Tools to Help Teach Financial Literacy
Online tools, including games or interactive websites, can help with teaching financial literacy for kids. Using these tools helps students learn through real-life examples and interactive experiences. Here are a few resources to check out.
• Consumer Financial Protection Bureau (CFPB): The CFPB offers plenty of financial education resources for kids, parents and teachers, including links to interactive games, articles, and detailed lesson plans covering core finance topics.
• Banzai: This free financial education platform teaches real-world finance lessons and practical skills and can be used by teachers as well as students of all ages.
• Hands On Banking: This site offers access to free financial literacy content in both English and Spanish, with courses for elementary, middle, and high school students.
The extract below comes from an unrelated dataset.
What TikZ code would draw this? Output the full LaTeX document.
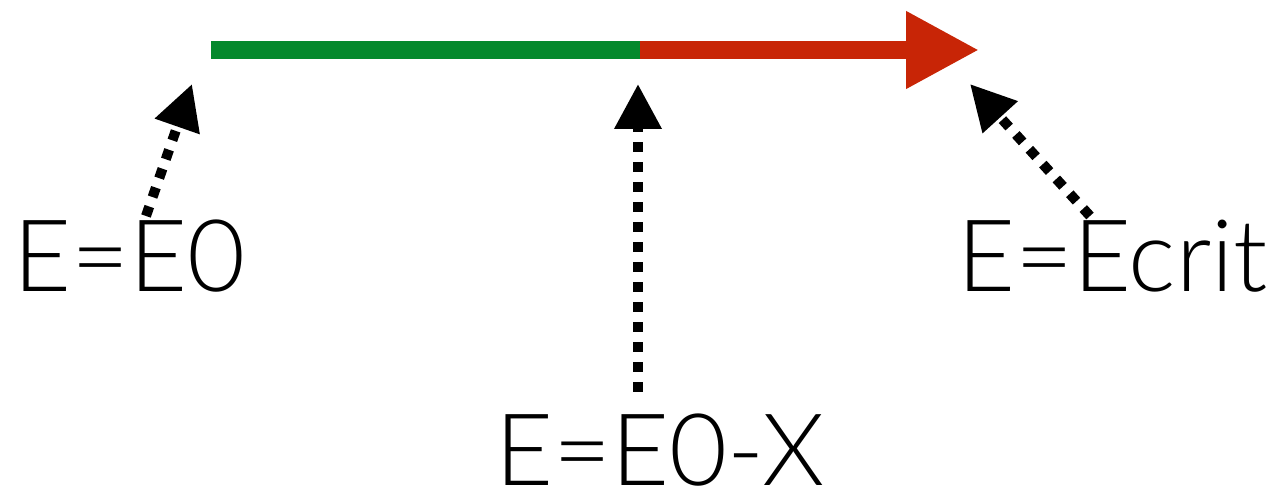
\documentclass[tikz,border=0pt]{standalone}
\usepackage{fontspec}
\setmainfont{Lato}[UprightFont=* Light]
\usetikzlibrary{arrows.meta}
\definecolor{okgreen}{RGB}{4,137,44}
\definecolor{badred}{RGB}{200,37,6}
\tikzset{
  px/.style={x=0.02cm,y=-0.02cm},
  label/.style={inner sep=0pt,text depth=0pt,anchor=base west,font=\fontsize{57}{62}\selectfont},
  dotarrow/.style={line width=5.7pt,dash pattern=on 5.7pt off 5.7pt,
    -{Triangle[length=25.6pt,width=25.6pt]}},
}
\begin{document}
\begin{tikzpicture}[px]
\useasboundingbox (0,0) rectangle (1282,499);
% timeline
\coordinate (start) at (211,50);
\coordinate (mid) at (640,50);
\coordinate (end) at (979,50);
\draw[okgreen,line width=9.7pt] (start) -- (mid);
\draw[badred,line width=9.7pt,-{Triangle[length=41.5pt,width=41.5pt]}] (mid) -- (end);
% labels
\node[label] (e0) at (13,292) {E=E0};
\node[label] (ex) at (495,486) {E=E0-X};
\node[label] (ec) at (957,292) {E=Ecrit};
% arrow points
\coordinate (t0) at (192,84);
\coordinate (s0) at (146,216);
\coordinate (tx) at (638,84);
\coordinate (sx) at (638,392);
\coordinate (tc) at (970,84);
\coordinate (sc) at (1090,216);
\draw[dotarrow] (s0) -- (t0);
\draw[dotarrow] (sx) -- (tx);
\draw[dotarrow] (sc) -- (tc);
\end{tikzpicture}
\end{document}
There are also separate sections for educators, as well as parents.
• CashCourse: A crash course in financial literacy for students, access is free for students, educators, and anyone else who’s interested in expanding their money knowledge.
• FinAid: This is a hub for information about paying for college, with information on student loans, grants, scholarships, and work-study programs, along with calculators that can help students estimate the cost of earning a degree.
• FINRA Investor Education Foundation: This site is packed with resources to help students learn about everything from building emergency savings and buying a car to investing in the market.
• Bank and credit union programs: Many banks and other financial institutions offer free, comprehensive, and often beginner-friendly financial literacy programs.
The Takeaway
Financial literacy is a critical skill that empowers young people to make informed decisions about their money. When students understand financial basics (like budgeting, saving, investing, debt management, and taxes), they’re generally better prepared to navigate adulthood, avoid common financial mistakes, and create a stable financial future.
If students aren’t learning financial literacy in school, parents can step in to help teach essential lessons about money at home. Parents can also lead by example. Showing your kids how you achieve your goals through budgeting, saving, and investing can give them the knowledge and confidence to do the same.